# [OBJECTIVE]
Restate, exactly and without pictures, the lines from the start of the listing below through the line holding "const GRID = '#A8A8A8';".

# [PROVIDED MATERIAL]
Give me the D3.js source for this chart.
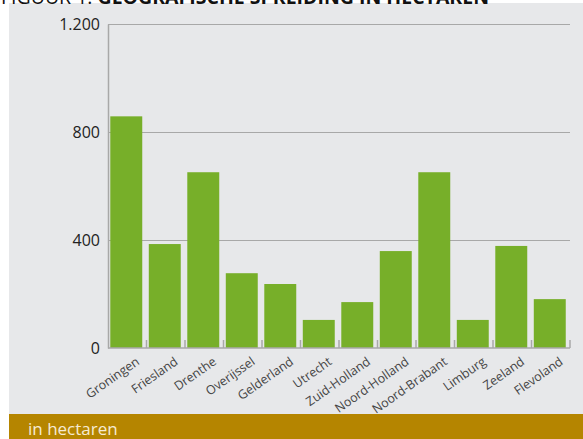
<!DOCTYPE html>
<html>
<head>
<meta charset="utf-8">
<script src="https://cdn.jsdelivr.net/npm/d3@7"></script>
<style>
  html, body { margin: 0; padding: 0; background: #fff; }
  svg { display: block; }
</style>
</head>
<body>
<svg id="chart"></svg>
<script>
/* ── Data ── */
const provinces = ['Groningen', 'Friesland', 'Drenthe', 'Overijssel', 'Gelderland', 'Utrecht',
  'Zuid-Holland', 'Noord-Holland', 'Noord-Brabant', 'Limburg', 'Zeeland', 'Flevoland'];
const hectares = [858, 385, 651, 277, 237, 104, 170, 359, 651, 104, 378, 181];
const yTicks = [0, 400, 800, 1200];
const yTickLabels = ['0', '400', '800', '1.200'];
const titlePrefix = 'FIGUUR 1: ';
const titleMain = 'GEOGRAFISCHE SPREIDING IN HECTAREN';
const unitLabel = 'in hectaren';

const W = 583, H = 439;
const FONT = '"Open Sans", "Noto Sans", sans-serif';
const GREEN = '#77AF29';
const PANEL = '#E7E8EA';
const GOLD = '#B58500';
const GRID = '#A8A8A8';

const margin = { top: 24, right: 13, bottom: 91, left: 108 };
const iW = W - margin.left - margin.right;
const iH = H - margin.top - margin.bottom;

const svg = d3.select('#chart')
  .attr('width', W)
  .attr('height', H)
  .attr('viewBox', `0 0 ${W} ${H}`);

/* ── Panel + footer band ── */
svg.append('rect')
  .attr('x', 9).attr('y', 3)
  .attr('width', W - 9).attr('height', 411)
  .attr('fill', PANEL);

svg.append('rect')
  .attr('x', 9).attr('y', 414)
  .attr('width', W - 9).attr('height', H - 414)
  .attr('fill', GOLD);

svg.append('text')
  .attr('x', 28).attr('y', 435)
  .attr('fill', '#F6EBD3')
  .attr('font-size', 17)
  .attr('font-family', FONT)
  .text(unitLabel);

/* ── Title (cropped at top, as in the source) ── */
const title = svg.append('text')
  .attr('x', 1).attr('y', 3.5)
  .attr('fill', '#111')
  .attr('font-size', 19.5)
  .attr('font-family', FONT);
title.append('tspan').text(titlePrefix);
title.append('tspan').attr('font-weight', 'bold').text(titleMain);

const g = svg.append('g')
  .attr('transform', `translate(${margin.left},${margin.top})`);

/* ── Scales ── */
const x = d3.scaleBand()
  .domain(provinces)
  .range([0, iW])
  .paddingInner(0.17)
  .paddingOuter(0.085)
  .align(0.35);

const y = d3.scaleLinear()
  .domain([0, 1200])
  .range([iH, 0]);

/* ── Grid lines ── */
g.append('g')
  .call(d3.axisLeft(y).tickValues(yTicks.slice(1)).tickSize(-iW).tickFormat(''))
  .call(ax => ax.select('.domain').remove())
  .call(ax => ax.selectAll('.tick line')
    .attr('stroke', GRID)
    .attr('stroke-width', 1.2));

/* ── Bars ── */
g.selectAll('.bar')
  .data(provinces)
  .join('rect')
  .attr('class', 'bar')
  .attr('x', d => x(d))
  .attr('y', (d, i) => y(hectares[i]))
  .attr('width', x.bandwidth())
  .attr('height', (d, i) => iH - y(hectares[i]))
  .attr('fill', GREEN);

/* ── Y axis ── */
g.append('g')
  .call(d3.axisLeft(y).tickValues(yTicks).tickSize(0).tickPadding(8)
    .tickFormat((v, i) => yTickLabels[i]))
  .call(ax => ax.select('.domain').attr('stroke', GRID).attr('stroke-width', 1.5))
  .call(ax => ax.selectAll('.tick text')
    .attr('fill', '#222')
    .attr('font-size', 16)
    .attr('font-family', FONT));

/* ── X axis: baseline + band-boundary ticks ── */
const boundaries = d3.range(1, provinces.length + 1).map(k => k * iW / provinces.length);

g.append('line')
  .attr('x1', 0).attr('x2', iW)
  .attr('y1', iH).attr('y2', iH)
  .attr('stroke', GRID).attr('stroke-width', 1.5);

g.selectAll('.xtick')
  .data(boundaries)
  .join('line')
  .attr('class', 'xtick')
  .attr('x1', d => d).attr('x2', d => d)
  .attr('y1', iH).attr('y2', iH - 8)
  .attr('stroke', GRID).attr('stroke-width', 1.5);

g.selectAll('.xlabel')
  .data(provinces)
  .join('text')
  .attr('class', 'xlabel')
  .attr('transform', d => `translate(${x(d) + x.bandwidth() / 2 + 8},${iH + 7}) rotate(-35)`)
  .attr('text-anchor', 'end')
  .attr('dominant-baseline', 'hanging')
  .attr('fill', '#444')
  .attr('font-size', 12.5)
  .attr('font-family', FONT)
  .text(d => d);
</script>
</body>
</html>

# [ANSWER TO THE EXERCISE]
Give me the D3.js source for this chart.
<!DOCTYPE html>
<html>
<head>
<meta charset="utf-8">
<script src="https://cdn.jsdelivr.net/npm/d3@7"></script>
<style>
  html, body { margin: 0; padding: 0; background: #fff; }
  svg { display: block; }
</style>
</head>
<body>
<svg id="chart"></svg>
<script>
/* ── Data ── */
const provinces = ['Groningen', 'Friesland', 'Drenthe', 'Overijssel', 'Gelderland', 'Utrecht',
  'Zuid-Holland', 'Noord-Holland', 'Noord-Brabant', 'Limburg', 'Zeeland', 'Flevoland'];
const hectares = [858, 385, 651, 277, 237, 104, 170, 359, 651, 104, 378, 181];
const yTicks = [0, 400, 800, 1200];
const yTickLabels = ['0', '400', '800', '1.200'];
const titlePrefix = 'FIGUUR 1: ';
const titleMain = 'GEOGRAFISCHE SPREIDING IN HECTAREN';
const unitLabel = 'in hectaren';

const W = 583, H = 439;
const FONT = '"Open Sans", "Noto Sans", sans-serif';
const GREEN = '#77AF29';
const PANEL = '#E7E8EA';
const GOLD = '#B58500';
const GRID = '#A8A8A8';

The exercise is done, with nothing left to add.